▶ **Direction**:
Drop the pictures and give back word for word the lines from the line holding "Output the LaTeX" to the line holding "(n1) at (154,155)", both included.

▶ **Records to process**:
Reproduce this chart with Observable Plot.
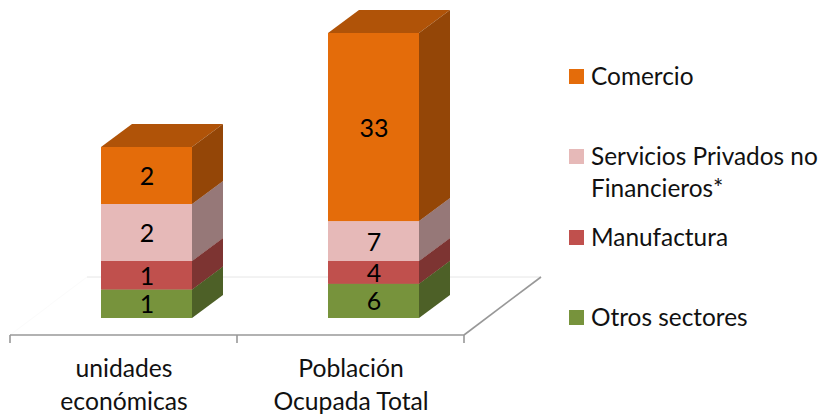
<!DOCTYPE html>
<html>
<head>
<meta charset="utf-8">
<script src="https://cdn.jsdelivr.net/npm/d3@7"></script>
<script src="https://cdn.jsdelivr.net/npm/@observablehq/plot@0.6"></script>
<style>
  html, body { margin: 0; padding: 0; background: #fff; }
  #wrap { position: relative; width: 819px; height: 417px; overflow: hidden; font-family: Lato, sans-serif; color: #111; }
  #legend { position: absolute; left: 569px; top: 0; }
  .item { position: absolute; left: 0; width: 250px; }
  .sw { position: absolute; left: 0; width: 15px; height: 15px; top: 9px; }
  .lb { position: absolute; left: 22px; top: 0; font-size: 24.4px; line-height: 32px; white-space: pre; }
</style>
</head>
<body>
<div id="wrap"></div>
<script>
// Categories and series, bottom of the stack first
const categories = ["unidades\neconómicas", "Población\nOcupada Total"];
const seriesNames = ["Otros sectores", "Manufactura", "Servicios Privados no\nFinancieros*", "Comercio"];
const seriesColors = ["#77933c", "#c0504d", "#e6b9b8", "#e46c0a"];

// Drawn heights of each segment, per category
const unidadesHeights = [5, 5, 10, 10];
const poblacionHeights = [6, 4, 7, 33];

// Printed data labels, per category
const unidadesLabels = [1, 1, 2, 2];
const poblacionLabels = [6, 4, 7, 33];

const rows = [];
seriesNames.forEach((s, i) => {
  rows.push({cat: categories[0], series: s, h: unidadesHeights[i], label: unidadesLabels[i]});
  rows.push({cat: categories[1], series: s, h: poblacionHeights[i], label: poblacionLabels[i]});
});

const barDepth = [31, -23], floorDepth = [77, -58];
const barInset = 68, barShift = 23;
const font = "Lato, sans-serif";

function shade(c, k) { const r = d3.rgb(c); return d3.rgb(r.r * k, r.g * k, r.b * k).formatHex(); }

// Floor of the 3D scene: axis line, tick marks and the receding edges
function floor(index, scales, values, dims) {
  const g = d3.create("svg:g").attr("fill", "none");
  const x0 = dims.marginLeft, x1 = dims.width - dims.marginRight, yF = dims.height - dims.marginBottom;
  const [dx, dy] = floorDepth;
  const line = (a, b, c, d, col, w) => g.append("line").attr("x1", a).attr("y1", b).attr("x2", c).attr("y2", d).attr("stroke", col).attr("stroke-width", w);
  line(x0 + dx, yF + dy, x1 + dx, yF + dy, "#e6e6e6", 1);
  line(x0, yF, x0 + dx, yF + dy, "#fbfbfb", 1);
  line(x0, yF, x1, yF, "#989898", 1.6);
  line(x1, yF, x1 + dx, yF + dy, "#989898", 1.6);
  const edges = [...categories.map(c => scales.x(c)), x1];
  for (const e of edges) line(e, yF, e, yF + 8, "#989898", 1.6);
  return g.node();
}

// Adds the side and top faces behind each front rectangle of the stacked bars
function withDepth(index, scales, values, dims, ctx, next) {
  const g = next(index, scales, values, dims, ctx);
  const [dx, dy] = barDepth;
  g.querySelectorAll("rect").forEach(r => {
    const x = +r.getAttribute("x"), y = +r.getAttribute("y"), w = +r.getAttribute("width"), h = +r.getAttribute("height");
    const c = r.getAttribute("fill");
    const poly = (pts, col) => {
      const p = ctx.document.createElementNS("http://www.w3.org/2000/svg", "polygon");
      p.setAttribute("points", pts.map(q => q.join(",")).join(" "));
      p.setAttribute("fill", col);
      p.setAttribute("stroke", "none");
      r.parentNode.insertBefore(p, r);
    };
    poly([[x, y], [x + w, y], [x + w + dx, y + dy], [x + dx, y + dy]], shade(c, 0.77));
    poly([[x + w, y], [x + w + dx, y + dy], [x + w + dx, y + h + dy], [x + w, y + h]], shade(c, 0.65));
  });
  return g;
}

const chart = Plot.plot({
  width: 819,
  height: 417,
  marginLeft: 10,
  marginRight: 355,
  marginTop: 33,
  marginBottom: 82,
  style: {background: "#fff", fontFamily: font},
  x: {domain: categories, padding: 0, axis: null},
  y: {domain: [0, 50], range: [318, 33], axis: null},
  color: {domain: seriesNames, range: seriesColors},
  marks: [
    floor,
    Plot.axisX({
      domain: categories,
      tickSize: 0,
      tickPadding: 18,
      fontSize: 24.7,
      lineHeight: 1.34,
      fill: "#111",
      label: null
    }),
    Plot.barY(rows, {
      x: "cat", y: "h", fill: "series", order: null,
      insetLeft: barInset, insetRight: barInset, dx: barShift,
      render: withDepth
    }),
    Plot.text(rows, Plot.stackY({
      x: "cat", y: "h", z: "series", order: null, text: "label",
      dx: barShift, dy: 1, fontSize: 25, fill: "#000"
    }))
  ]
});

const wrap = document.getElementById("wrap");
wrap.appendChild(chart);

// Legend, top of the stack first
const legendTops = [60, 140, 221, 301];
const legend = d3.select(wrap).append("div").attr("id", "legend");
[...seriesNames].reverse().forEach((s, i) => {
  const item = legend.append("div").attr("class", "item").style("top", legendTops[i] + "px");
  item.append("div").attr("class", "sw").style("background", [...seriesColors].reverse()[i]);
  item.append("div").attr("class", "lb").text(s);
});
</script>
</body>
</html>
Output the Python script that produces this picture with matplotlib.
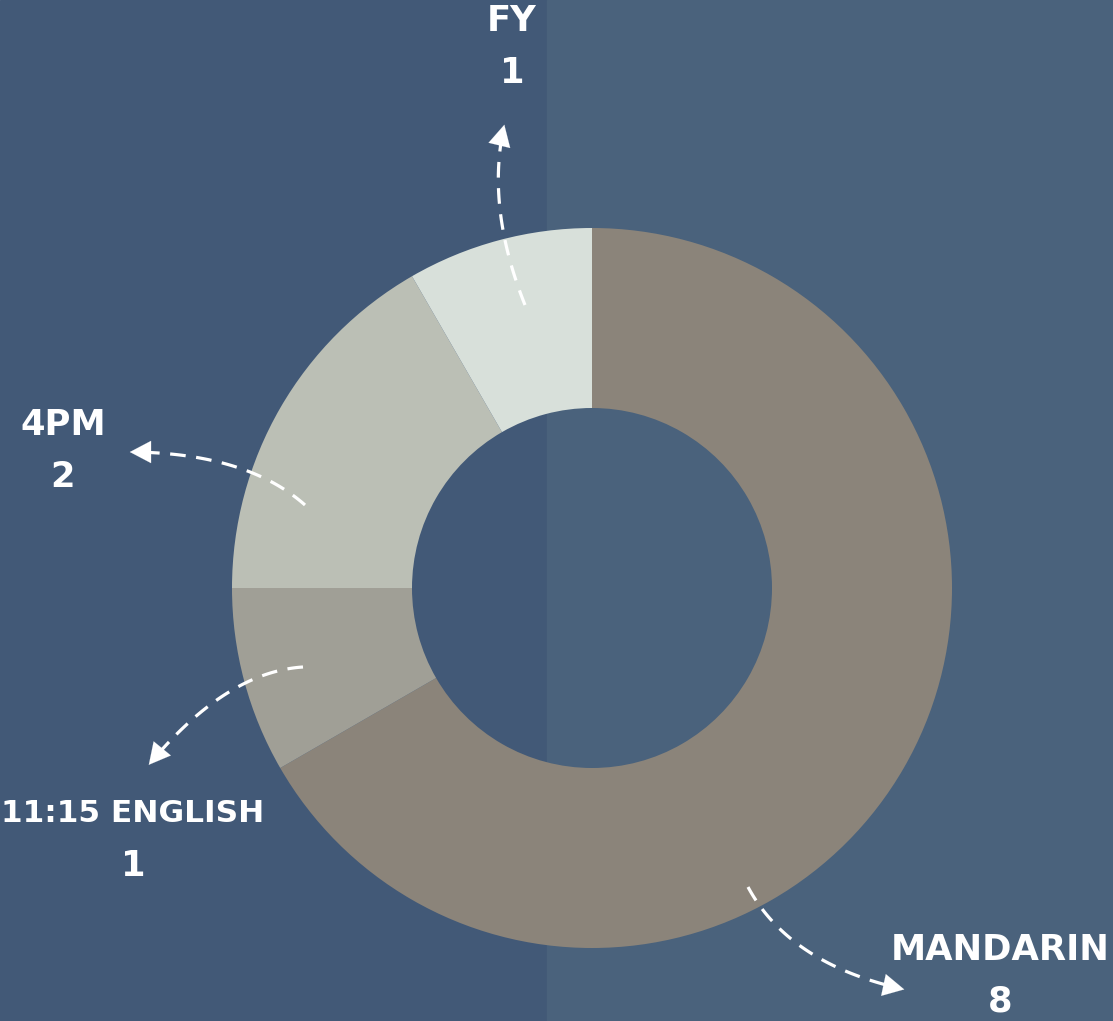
import numpy as np
import matplotlib
matplotlib.use("Agg")
import matplotlib.pyplot as plt
from matplotlib.patches import Rectangle

labels = ['MANDARIN', '11:15 ENGLISH', '4PM', 'FY']
values = [8, 1, 2, 1]
colors = ['#8b847a', '#a09f96', '#bbbfb5', '#d8e0da']

W, H = 1113, 1021
fig = plt.figure(figsize=(W / 100, H / 100), dpi=100)
ax = fig.add_axes([0, 0, 1, 1])

# two-tone background
ax.add_patch(Rectangle((0, 0), 547, H, color='#425977', zorder=0))
ax.add_patch(Rectangle((547, 0), W - 547, H, color='#4a627c', zorder=0))

cx, cy, r = 592, H - 588, 360
ax.pie(values, colors=colors, startangle=90, counterclock=False,
       center=(cx, cy), radius=r,
       wedgeprops=dict(width=180, linewidth=0))

ax.set_xlim(0, W)
ax.set_ylim(0, H)
ax.set_aspect('equal')
ax.axis('off')

# dashed curved pointers (pixel coords, y down): start, control, end
arrows = {
    'FY': [(525, 305), (485, 205), (505, 122)],
    '4PM': [(305, 505), (245, 452), (127, 452)],
    '11:15 ENGLISH': [(303, 667), (225, 672), (147, 767)],
    'MANDARIN': [(748, 887), (790, 965), (907, 990)],
}
t = np.linspace(0, 1, 80)
for name, pts in arrows.items():
    p0, c, p2 = [np.array((x, H - y), float) for x, y in pts]
    curve = ((1 - t)[:, None] ** 2 * p0 + 2 * ((1 - t) * t)[:, None] * c
             + (t ** 2)[:, None] * p2)
    ax.plot(curve[:-5, 0], curve[:-5, 1], color='white', lw=2.3,
            ls=(0, (4.9, 3.3)), zorder=3)
    d = (p2 - c) / np.linalg.norm(p2 - c)
    ax.annotate('', xy=p2, xytext=p2 - d * 14,
                arrowprops=dict(arrowstyle='-|>,head_length=0.95,head_width=0.5',
                                color='white', lw=0.1, mutation_scale=16),
                zorder=4)

# labels: name, value, x, y of name, y of value, size
texts = [
    ('FY', '1', 512, 21, 73, 25.5),
    ('4PM', '2', 63, 425, 477, 25.5),
    ('11:15 ENGLISH', '1', 133, 813, 866, 22.5),
    ('MANDARIN', '8', 1000, 950, 1002, 25.5),
]
for name, val, x, y1, y2, fs in texts:
    ax.text(x, H - y1, name, color='white', fontsize=fs, fontweight='bold',
            family='DejaVu Sans', ha='center', va='center', zorder=5)
    ax.text(x, H - y2, val, color='white', fontsize=25.5, fontweight='bold',
            family='DejaVu Sans', ha='center', va='center', zorder=5)

fig.savefig('out.png', dpi=100)
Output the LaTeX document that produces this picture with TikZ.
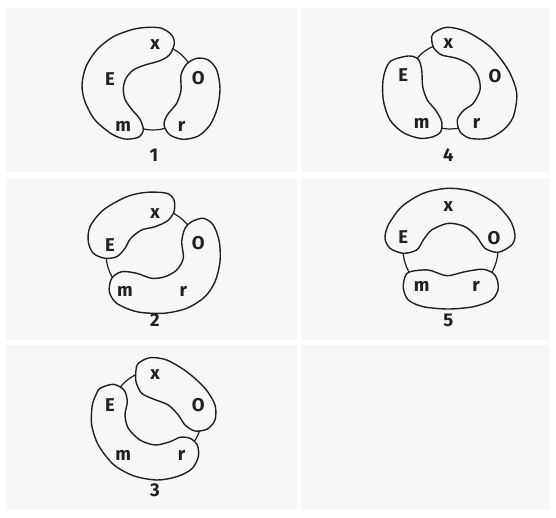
\documentclass[tikz,border=0pt]{standalone}
\usepackage{fontspec}
\setmainfont{Fira Sans}
\definecolor{ink}{HTML}{202020}
\definecolor{paper}{HTML}{F7F7F7}
\begin{document}
\begin{tikzpicture}[x=1pt,y=-1pt,
  blob/.style={draw=ink, fill=paper, line width=1.4pt, line join=round},
  ring/.style={draw=ink, line width=1.2pt},
  lab/.style={font=\fontsize{18.5}{18.5}\selectfont\bfseries, text=ink, inner sep=0pt},
  num/.style={font=\fontsize{18.5}{18.5}\selectfont\bfseries, text=ink, inner sep=0pt}]
\useasboundingbox (0,0) rectangle (556,518);
\fill[white] (0,0) rectangle (556,518);
% faint panels
\fill[paper] (6,8) rectangle (297,172);
\fill[paper] (301,8) rectangle (550,172);
\fill[paper] (6,178) rectangle (297,340);
\fill[paper] (301,178) rectangle (550,340);
\fill[paper] (6,345) rectangle (297,510);
\fill[paper] (301,345) rectangle (550,510);

% ---------- Diagram 1 ----------
\draw[ring] (153,87) circle[radius=43];
\draw[blob] plot[smooth cycle] coordinates {
 (161.7,28.3) (171.7,35) (174.3,44) (169.3,55) (160,60.7) (145,65) (133.3,70)
 (126,78.3) (123.3,88.3) (125,99.3) (131.7,109.3) (140,119.3) (143.3,130)
 (138.3,137.3) (125,139) (111.7,134) (95,120) (85,101.7) (82,85) (86,66.7)
 (96.7,50) (113.3,36.7) (133.3,29.3) (148.3,27.3)};
\draw[blob] plot[smooth cycle] coordinates {
 (186.7,64) (196.7,58.3) (208.3,60) (216.7,70) (220,88.3) (217.3,108.3)
 (210,125) (198.3,136) (183.3,139.3) (170,135) (164,125) (167.3,115)
 (176.7,103.3) (181,90) (181,75)};
\node[lab] (x1) at (155,45) {x};
\node[lab] (E1) at (110,79.3) {E};
\node[lab] (O1) at (198.3,78.3) {O};
\node[lab] (m1) at (123.3,126) {m};
\node[lab] (r1) at (181.7,126) {r};
\node[num] (n1) at (154,155) {1};

% ---------- Diagram 4 ----------
\draw[ring] (450,86) circle[radius=43];
\draw[blob] plot[smooth cycle] coordinates {
 (390,61.7) (408.3,56) (418.3,59.3) (421.7,70) (422.7,86.7) (427.3,100)
 (436,110.7) (441.7,121.7) (440.7,131.7) (433.3,136.7) (420,138.3)
 (403.3,132.7) (390,120) (383.3,100) (383.3,78.3)};
\draw[blob] plot[smooth cycle] coordinates {
 (433.3,33.3) (446.7,27.3) (466.7,31.7) (490,46.7) (508.3,70) (516.7,93.3)
 (513.3,116.7) (503.3,130) (488.3,138.3) (470,138.3) (460,131.7) (457.3,120)
 (463.3,110.7) (473.3,103.3) (480,90) (478.3,76.7) (470,65) (456.7,58.3)
 (441.7,55) (434,48.3) (431.7,40)};
\node[lab] (x4) at (448.3,44) {x};
\node[lab] (E4) at (403.3,75) {E};
\node[lab] (O4) at (495,76) {O};
\node[lab] (m4) at (421.7,123.3) {m};
\node[lab] (r4) at (476.7,123.3) {r};
\node[num] (n4) at (448.3,155) {4};

% ---------- Diagram 2 ----------
\draw[ring] (152,254) circle[radius=46];
\draw[blob] plot[smooth cycle] coordinates {
 (166.7,193.3) (146.7,192.3) (126.7,196.7) (103.3,210) (90,226.7) (88.3,241.7)
 (93.3,253.3) (105,258.3) (116.7,256.7) (125,248.3) (130.7,238.3) (141.7,230)
 (155,226.7) (167.3,221) (174,211.7) (174,200)};
\draw[blob] plot[smooth cycle] coordinates {
 (191.7,221.7) (203.3,218.3) (213.3,225) (219.3,241.7) (220,261.7) (215,281.7)
 (205,296.7) (186.7,308.3) (163.3,313.3) (136.7,311.7) (116.7,303.3)
 (109.3,291.7) (111.7,278.3) (121.7,271.7) (136.7,273.3) (151.7,278.3)
 (165,276.7) (176.7,270) (183.3,258.3) (181.7,241.7) (185,228.3)};
\node[lab] (x2) at (155,213.3) {x};
\node[lab] (E2) at (110,245) {E};
\node[lab] (O2) at (198.3,243.3) {O};
\node[lab] (m2) at (125,291.7) {m};
\node[lab] (r2) at (183.3,291.7) {r};
\node[num] (n2) at (155,320) {2};

% ---------- Diagram 5 ----------
\draw[ring] (450.5,249) circle[radius=47.5];
\draw[blob] plot[smooth cycle] coordinates {
 (448.3,188.3) (423.3,193.3) (401.7,206.7) (388.3,225) (385,238.3) (390,248.3)
 (403.3,253.3) (416.7,250) (423.3,240) (431.7,230) (448.3,223.3) (465,226.7)
 (476.7,236.7) (485,248.3) (498.3,252.3) (511.7,245) (515,235) (510,220)
 (495,203.3) (473.3,191.7)};
\draw[blob] plot[smooth cycle] coordinates {
 (410,271.7) (428.3,270) (446.7,275.7) (465,271.7) (483.3,269.3) (495,275)
 (498.3,288.3) (491.7,300) (473.3,306.7) (448.3,309) (423.3,306.7)
 (408.3,300) (403.3,288.3) (405,276.7)};
\node[lab] (x5) at (448.3,206.7) {x};
\node[lab] (E5) at (403.3,236.7) {E};
\node[lab] (O5) at (494,238.3) {O};
\node[lab] (m5) at (421.7,286.7) {m};
\node[lab] (r5) at (476,286.7) {r};
\node[num] (n5) at (448.3,320) {5};

% ---------- Diagram 3 ----------
\draw[ring] (156,416) circle[radius=46];
\draw[blob] plot[smooth cycle] coordinates {
 (138.3,363.3) (150,357.7) (166.7,360) (186.7,371.7) (205,388.3) (215,405)
 (215,420) (207.3,429) (195,431) (185,425) (178.3,415) (168.3,405)
 (153.3,399) (141.7,393.3) (136,381.7) (136,370)};
\draw[blob] plot[smooth cycle] coordinates {
 (100,388.3) (113.3,384.3) (124,390) (127.3,401.7) (125,415) (128.3,428.3)
 (140,440) (155,445) (170,441.7) (180,437.3) (190,438.3) (197.3,445)
 (198.3,456.7) (191.7,469) (176.7,476.7) (156.7,480) (133.3,475.7)
 (113.3,464.3) (98.3,445) (91.7,425) (92.3,405) (96.7,393.3)};
\node[lab] (x3) at (155,375) {x};
\node[lab] (E3) at (110,405) {E};
\node[lab] (O3) at (198.3,405) {O};
\node[lab] (m3) at (123.3,455) {m};
\node[lab] (r3) at (181.7,455) {r};
\node[num] (n3) at (155,490) {3};
\end{tikzpicture}
\end{document}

▶ **Final result**:
Output the LaTeX document that produces this picture with TikZ.
\documentclass[tikz,border=0pt]{standalone}
\usepackage{fontspec}
\setmainfont{Fira Sans}
\definecolor{ink}{HTML}{202020}
\definecolor{paper}{HTML}{F7F7F7}
\begin{document}
\begin{tikzpicture}[x=1pt,y=-1pt,
  blob/.style={draw=ink, fill=paper, line width=1.4pt, line join=round},
  ring/.style={draw=ink, line width=1.2pt},
  lab/.style={font=\fontsize{18.5}{18.5}\selectfont\bfseries, text=ink, inner sep=0pt},
  num/.style={font=\fontsize{18.5}{18.5}\selectfont\bfseries, text=ink, inner sep=0pt}]
\useasboundingbox (0,0) rectangle (556,518);
\fill[white] (0,0) rectangle (556,518);
% faint panels
\fill[paper] (6,8) rectangle (297,172);
\fill[paper] (301,8) rectangle (550,172);
\fill[paper] (6,178) rectangle (297,340);
\fill[paper] (301,178) rectangle (550,340);
\fill[paper] (6,345) rectangle (297,510);
\fill[paper] (301,345) rectangle (550,510);

% ---------- Diagram 1 ----------
\draw[ring] (153,87) circle[radius=43];
\draw[blob] plot[smooth cycle] coordinates {
 (161.7,28.3) (171.7,35) (174.3,44) (169.3,55) (160,60.7) (145,65) (133.3,70)
 (126,78.3) (123.3,88.3) (125,99.3) (131.7,109.3) (140,119.3) (143.3,130)
 (138.3,137.3) (125,139) (111.7,134) (95,120) (85,101.7) (82,85) (86,66.7)
 (96.7,50) (113.3,36.7) (133.3,29.3) (148.3,27.3)};
\draw[blob] plot[smooth cycle] coordinates {
 (186.7,64) (196.7,58.3) (208.3,60) (216.7,70) (220,88.3) (217.3,108.3)
 (210,125) (198.3,136) (183.3,139.3) (170,135) (164,125) (167.3,115)
 (176.7,103.3) (181,90) (181,75)};
\node[lab] (x1) at (155,45) {x};
\node[lab] (E1) at (110,79.3) {E};
\node[lab] (O1) at (198.3,78.3) {O};
\node[lab] (m1) at (123.3,126) {m};
\node[lab] (r1) at (181.7,126) {r};
\node[num] (n1) at (154,155) {1};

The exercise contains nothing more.